# [Problem details]
Your task is to copy the lines between the line containing "The picture is" and the line containing "const powTicks = [7, 7.5, 8, 8.5, 9, 9.5];", counting both of those lines, and to emit nothing more.

───── Stored data

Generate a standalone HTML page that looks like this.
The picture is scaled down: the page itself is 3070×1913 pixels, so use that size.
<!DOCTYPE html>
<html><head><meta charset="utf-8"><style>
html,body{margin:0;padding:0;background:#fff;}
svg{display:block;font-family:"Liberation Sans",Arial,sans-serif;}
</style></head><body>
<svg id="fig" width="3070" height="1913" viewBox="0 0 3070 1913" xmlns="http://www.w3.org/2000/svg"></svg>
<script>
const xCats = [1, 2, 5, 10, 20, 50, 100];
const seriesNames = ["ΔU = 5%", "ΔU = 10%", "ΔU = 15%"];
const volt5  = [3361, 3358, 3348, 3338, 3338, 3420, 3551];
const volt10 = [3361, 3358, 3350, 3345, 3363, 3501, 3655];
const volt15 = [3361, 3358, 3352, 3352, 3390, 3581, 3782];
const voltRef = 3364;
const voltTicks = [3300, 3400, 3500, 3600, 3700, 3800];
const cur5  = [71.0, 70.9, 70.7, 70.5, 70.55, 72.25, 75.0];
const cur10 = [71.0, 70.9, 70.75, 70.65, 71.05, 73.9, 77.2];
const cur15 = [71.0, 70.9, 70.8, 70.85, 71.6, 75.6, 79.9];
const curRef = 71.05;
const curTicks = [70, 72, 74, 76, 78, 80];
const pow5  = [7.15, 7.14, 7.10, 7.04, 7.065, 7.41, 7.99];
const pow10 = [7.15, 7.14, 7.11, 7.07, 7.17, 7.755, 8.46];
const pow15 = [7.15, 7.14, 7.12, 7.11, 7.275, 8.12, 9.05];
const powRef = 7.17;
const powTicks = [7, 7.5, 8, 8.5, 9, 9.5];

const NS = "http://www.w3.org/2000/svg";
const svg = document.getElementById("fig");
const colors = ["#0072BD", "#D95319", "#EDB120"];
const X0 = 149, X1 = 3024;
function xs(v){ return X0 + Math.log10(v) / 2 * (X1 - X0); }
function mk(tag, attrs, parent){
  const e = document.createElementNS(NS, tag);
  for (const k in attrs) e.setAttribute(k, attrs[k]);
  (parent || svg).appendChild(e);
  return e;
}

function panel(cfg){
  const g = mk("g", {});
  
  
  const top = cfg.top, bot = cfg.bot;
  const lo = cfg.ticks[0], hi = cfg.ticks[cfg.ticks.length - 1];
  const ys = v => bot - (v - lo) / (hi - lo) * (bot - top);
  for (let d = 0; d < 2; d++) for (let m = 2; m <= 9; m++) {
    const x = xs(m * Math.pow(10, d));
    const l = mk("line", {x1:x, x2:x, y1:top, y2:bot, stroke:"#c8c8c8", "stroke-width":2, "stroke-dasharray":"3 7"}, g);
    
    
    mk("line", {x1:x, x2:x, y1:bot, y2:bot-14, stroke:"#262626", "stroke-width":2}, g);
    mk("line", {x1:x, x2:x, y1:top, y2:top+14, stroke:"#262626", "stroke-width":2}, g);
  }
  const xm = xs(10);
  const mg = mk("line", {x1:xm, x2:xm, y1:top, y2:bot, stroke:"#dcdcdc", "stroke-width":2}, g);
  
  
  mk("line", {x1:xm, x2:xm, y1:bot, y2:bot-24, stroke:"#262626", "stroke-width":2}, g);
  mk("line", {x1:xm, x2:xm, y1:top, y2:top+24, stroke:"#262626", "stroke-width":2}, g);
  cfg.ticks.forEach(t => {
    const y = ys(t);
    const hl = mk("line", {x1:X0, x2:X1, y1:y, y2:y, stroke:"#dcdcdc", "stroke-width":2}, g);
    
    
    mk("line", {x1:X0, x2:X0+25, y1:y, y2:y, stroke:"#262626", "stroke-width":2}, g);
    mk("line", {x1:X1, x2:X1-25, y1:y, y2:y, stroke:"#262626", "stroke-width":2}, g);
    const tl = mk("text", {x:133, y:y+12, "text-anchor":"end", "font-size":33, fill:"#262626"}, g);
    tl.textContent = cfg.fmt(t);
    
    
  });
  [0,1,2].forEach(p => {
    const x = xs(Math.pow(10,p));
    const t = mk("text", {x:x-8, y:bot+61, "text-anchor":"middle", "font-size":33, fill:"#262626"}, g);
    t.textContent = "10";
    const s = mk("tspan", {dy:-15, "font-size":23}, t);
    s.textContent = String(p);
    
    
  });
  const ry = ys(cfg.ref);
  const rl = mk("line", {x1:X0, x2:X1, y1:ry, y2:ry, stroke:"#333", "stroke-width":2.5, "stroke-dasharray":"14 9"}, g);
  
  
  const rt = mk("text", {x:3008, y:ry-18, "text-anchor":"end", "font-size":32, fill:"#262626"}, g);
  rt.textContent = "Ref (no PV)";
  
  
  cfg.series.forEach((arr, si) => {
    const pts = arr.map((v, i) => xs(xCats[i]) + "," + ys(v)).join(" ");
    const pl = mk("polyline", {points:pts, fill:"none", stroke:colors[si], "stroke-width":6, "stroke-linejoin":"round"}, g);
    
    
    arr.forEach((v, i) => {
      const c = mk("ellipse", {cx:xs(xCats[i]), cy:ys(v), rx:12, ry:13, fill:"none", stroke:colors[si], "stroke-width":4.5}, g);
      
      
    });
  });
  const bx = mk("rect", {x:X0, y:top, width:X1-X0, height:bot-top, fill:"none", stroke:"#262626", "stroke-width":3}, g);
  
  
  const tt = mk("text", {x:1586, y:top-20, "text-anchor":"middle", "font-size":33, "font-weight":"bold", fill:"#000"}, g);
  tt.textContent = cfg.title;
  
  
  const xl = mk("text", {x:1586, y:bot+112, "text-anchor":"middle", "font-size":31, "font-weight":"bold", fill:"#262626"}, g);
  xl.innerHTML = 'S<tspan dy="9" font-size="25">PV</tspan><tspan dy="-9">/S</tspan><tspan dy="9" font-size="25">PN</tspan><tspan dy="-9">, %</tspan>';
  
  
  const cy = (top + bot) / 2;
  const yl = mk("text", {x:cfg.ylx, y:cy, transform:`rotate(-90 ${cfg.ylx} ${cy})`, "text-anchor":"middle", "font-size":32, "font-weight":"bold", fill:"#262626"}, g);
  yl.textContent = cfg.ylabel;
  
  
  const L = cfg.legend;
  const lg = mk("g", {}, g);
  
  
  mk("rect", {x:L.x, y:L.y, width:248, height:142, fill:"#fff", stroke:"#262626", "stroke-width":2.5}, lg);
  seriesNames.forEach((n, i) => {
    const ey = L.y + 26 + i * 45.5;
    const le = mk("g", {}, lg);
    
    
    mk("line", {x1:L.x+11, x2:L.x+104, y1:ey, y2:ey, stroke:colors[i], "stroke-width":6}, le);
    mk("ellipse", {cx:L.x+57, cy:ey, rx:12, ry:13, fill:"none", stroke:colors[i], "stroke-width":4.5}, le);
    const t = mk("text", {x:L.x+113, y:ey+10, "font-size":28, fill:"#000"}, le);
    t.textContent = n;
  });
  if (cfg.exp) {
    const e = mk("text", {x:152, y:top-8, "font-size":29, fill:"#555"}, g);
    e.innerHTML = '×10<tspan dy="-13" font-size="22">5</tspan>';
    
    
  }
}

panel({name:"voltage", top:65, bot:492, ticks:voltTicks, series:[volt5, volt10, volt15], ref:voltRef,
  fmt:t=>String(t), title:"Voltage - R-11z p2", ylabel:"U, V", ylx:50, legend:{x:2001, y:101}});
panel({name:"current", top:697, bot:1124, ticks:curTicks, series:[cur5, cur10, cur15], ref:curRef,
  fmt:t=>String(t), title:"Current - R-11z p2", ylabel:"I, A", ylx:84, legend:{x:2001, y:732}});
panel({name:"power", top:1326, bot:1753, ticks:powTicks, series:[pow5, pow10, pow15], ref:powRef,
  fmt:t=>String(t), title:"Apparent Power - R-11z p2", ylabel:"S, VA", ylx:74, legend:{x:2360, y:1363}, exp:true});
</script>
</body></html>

──────────

# [Task result]
The picture is scaled down: the page itself is 3070×1913 pixels, so use that size.
<!DOCTYPE html>
<html><head><meta charset="utf-8"><style>
html,body{margin:0;padding:0;background:#fff;}
svg{display:block;font-family:"Liberation Sans",Arial,sans-serif;}
</style></head><body>
<svg id="fig" width="3070" height="1913" viewBox="0 0 3070 1913" xmlns="http://www.w3.org/2000/svg"></svg>
<script>
const xCats = [1, 2, 5, 10, 20, 50, 100];
const seriesNames = ["ΔU = 5%", "ΔU = 10%", "ΔU = 15%"];
const volt5  = [3361, 3358, 3348, 3338, 3338, 3420, 3551];
const volt10 = [3361, 3358, 3350, 3345, 3363, 3501, 3655];
const volt15 = [3361, 3358, 3352, 3352, 3390, 3581, 3782];
const voltRef = 3364;
const voltTicks = [3300, 3400, 3500, 3600, 3700, 3800];
const cur5  = [71.0, 70.9, 70.7, 70.5, 70.55, 72.25, 75.0];
const cur10 = [71.0, 70.9, 70.75, 70.65, 71.05, 73.9, 77.2];
const cur15 = [71.0, 70.9, 70.8, 70.85, 71.6, 75.6, 79.9];
const curRef = 71.05;
const curTicks = [70, 72, 74, 76, 78, 80];
const pow5  = [7.15, 7.14, 7.10, 7.04, 7.065, 7.41, 7.99];
const pow10 = [7.15, 7.14, 7.11, 7.07, 7.17, 7.755, 8.46];
const pow15 = [7.15, 7.14, 7.12, 7.11, 7.275, 8.12, 9.05];
const powRef = 7.17;
const powTicks = [7, 7.5, 8, 8.5, 9, 9.5];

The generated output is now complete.